Recreationists may need more than one vehicle pass

 

People who recreate outdoors in the Pacific Northwest must tune in more carefully to requirements for vehicle passes – not only on state lands, but also on private and federal lands.

Access fees are a national trend.

Timber companies such as Potlatch and Inland Empire Paper are charging access fees and many – not all – national forests require parking passes.

Visitors to the Blue Mountains have to be especially pass savvy.

For example, a Discover Pass or Washington Department of Fish and Wildlife Vehicle Access Pass will be required for camping at the state’s popular Wooten Wildlife Area south of Pomeroy.

But visitors who head farther up the Tucannon River Road will find the Umatilla National Forest requires vehicles to have a Northwest Forest Pass or equivalent federal vehicle pass for most trailheads and campgrounds.

Following is a guide to the primary passes required for Washington’s private, state and federal lands.

PRIVATE

• Inland Empire Paper Co. Access Pass, required on 116,000 acres of private timber land in northeastern Washington.

Cost: $10 daily vehicle, $40 annual individual, $65 annual family.

Info: iepco.com/

STATE

Discover Pass, required for access to state-managed parks, lands, boat ramps and other sites.

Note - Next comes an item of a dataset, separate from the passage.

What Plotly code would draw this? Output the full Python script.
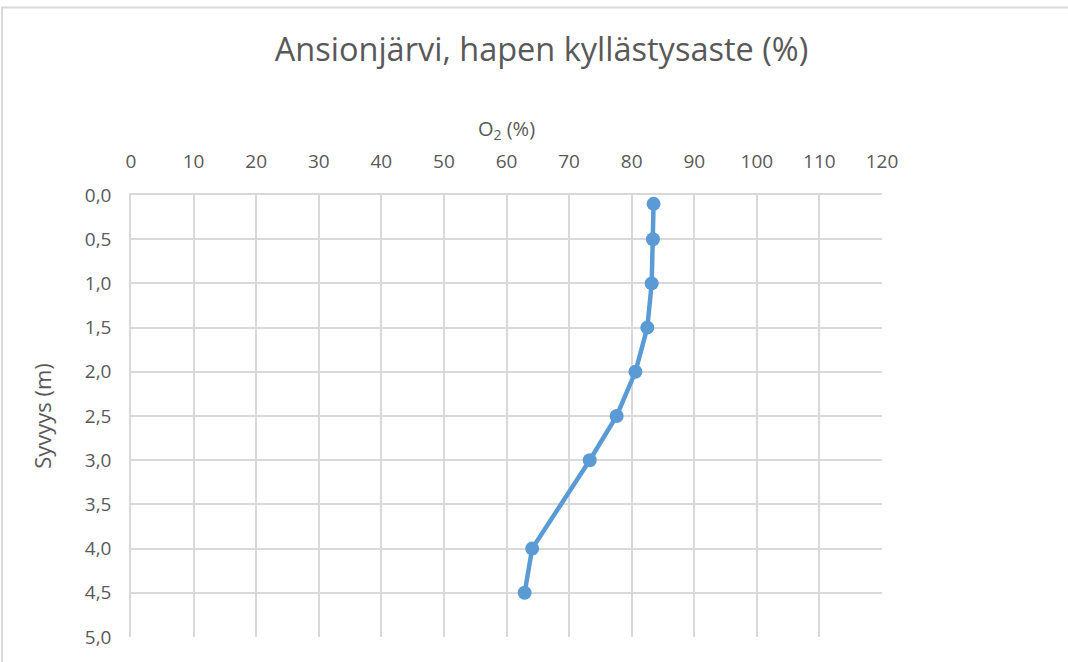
import plotly.graph_objects as go

depth_m = [0.1, 0.5, 1.0, 1.5, 2.0, 2.5, 3.0, 4.0, 4.5]
o2_pct = [83.5, 83.4, 83.2, 82.5, 80.6, 77.6, 73.3, 64.1, 62.9]

title_text = "Ansionjärvi, hapen kyllästysaste (%)"
x_title = "O<sub>2</sub> (%)"
y_title = "Syvyys (m)"

FONT = "Open Sans"
GREY = "#595959"
GRID = "#d9d9d9"

fig = go.Figure()
fig.add_trace(go.Scatter(
    x=o2_pct, y=depth_m, mode="lines+markers",
    line=dict(color="#5b9bd5", width=4.5),
    marker=dict(color="#5b9bd5", size=14),
    showlegend=False,
))

W, H = 1068, 662
L, T = 131, 195
R = W - 882
B = H - 637
pw, ph = W - L - R, H - T - B

fig.update_layout(
    width=W, height=H,
    margin=dict(l=L, r=R, t=T, b=B),
    paper_bgcolor="white", plot_bgcolor="white",
    separators=", ",
    font=dict(family=FONT, color=GREY, size=19),
    title=dict(text=title_text, x=541.5 / W, xref="container", xanchor="center",
               y=1 - 50 / H, yanchor="middle",
               font=dict(family=FONT, size=32.5, color=GREY)),
    xaxis=dict(side="top", range=[0, 120], dtick=10, tick0=0,
               showgrid=True, gridcolor=GRID, gridwidth=1.5,
               zeroline=False, showline=True, linecolor=GRID, linewidth=1.5,
               ticks="outside", ticklen=18, tickcolor="rgba(0,0,0,0)",
               tickfont=dict(size=19, color=GREY),
               title=dict(text=x_title, standoff=6, font=dict(size=20, color=GREY))),
    yaxis=dict(range=[5, 0], dtick=0.5, tick0=0, tickformat=".1f",
               showgrid=True, gridcolor=GRID, gridwidth=1.5,
               zeroline=False, showline=True, linecolor=GRID, linewidth=1.5,
               ticks="outside", ticklen=14, tickcolor="rgba(0,0,0,0)",
               tickfont=dict(size=19, color=GREY),
               title=dict(text=y_title, standoff=27, font=dict(size=22, color=GREY))),
)

# chart area border (Excel style), extends beyond the right/bottom edges
fig.add_shape(type="rect", xref="paper", yref="paper",
              x0=(2 - L) / pw, x1=(W + 20 - L) / pw,
              y0=-(B + 20) / ph, y1=(H - B - 7.5) / ph,
              line=dict(color=GRID, width=2), fillcolor="rgba(0,0,0,0)", layer="below")

fig.write_html("out.html", config={"displayModeBar": False},
               post_script="document.body.style.margin='0px';")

Cost: $10 daily vehicle, $30 annual vehicle.

Purchase online, from retailers who sell hunting and fishing licenses, from retailers who sell Sno-Park permits and at some state parks.

Info: discoverpass.wa.gov/

Natural Investment Permit, allows access to State Parks watercraft launch sites and trailer dump stations, but not to other state lands covered by the Discover Pass.

Cost: $70.

Purchase through Washington State Parks.

Info: parks.wa.gov/parking/

Sno-Park Permit, allows access to plowed parking at winter recreation areas, such as Mount Spokane and Sherman Pass. Required Nov. 1-March 31.

Cost: $40, or $80 for areas with groomed nordic ski trails.

Purchase from local nordic ski shops or online.

Info: parks.wa.gov/winter/

Fish and Wildlife Vehicle Access Pass, comes with purchase of hunting or fishing licenses and permits vehicle access to state wildlife lands and access sites. However, licensed hunters and anglers need a Discover Pass to access lands or launch sites managed by DNR or State Parks.

Cost: Included in hunting or fishing license fee.

Purchase where hunting and fishing licenses are sold.

Info: discoverpass.wa.gov/

FEDERAL

Interagency Annual Pass, the best overall value for frequent recreation on federal lands; covers entrance fees or standard amenity fees at sites managed by the Forest Service, National Park Service, Fish and Wildlife Service and Bureau of Land Management; covers pass holder and three accompanying adults. Names of two drivers can be put on the pass.

Cost: $80.

Similar passes are available to seniors for $10 and to disabled for free.

Upgrade is available to cover 26 Oregon state parks.

Purchase at the Bureau of Land Management office in Spokane Valley, REI or call (888) 275-8747. Daily passes available at sites.

Info: nps.gov/fees_passes.htm/

Northwest Forest Pass: covers Forest Service operated sites in Washington and Oregon, including The Colville National Forest Bead Lake boat launch in northeastern Washington, all of the Blue Mountains, the Eagle Cap Wilderness trailheads in Oregon, and most of the popular Forest Service recreation sites in the Okanogan-Wenatchee National Forest and throughout Western Washington.

Cost: $5 vehicle daily; $30 vehicle annual.

Purchase at the Bureau of Land Management office in Spokane Valley, REI or call (888) 275-8747. Daily passes available at sites.

Info: tinyurl.com/FS-pass

Migratory Bird Stamp (Duck Stamp): required for waterfowl hunters, but also purchased by conservationists to support wetland preservation; covers entrance fees to national wildlife refuges, such as Turnbull.

Cost: $15.

Purchase at U.S. Postal Service offices.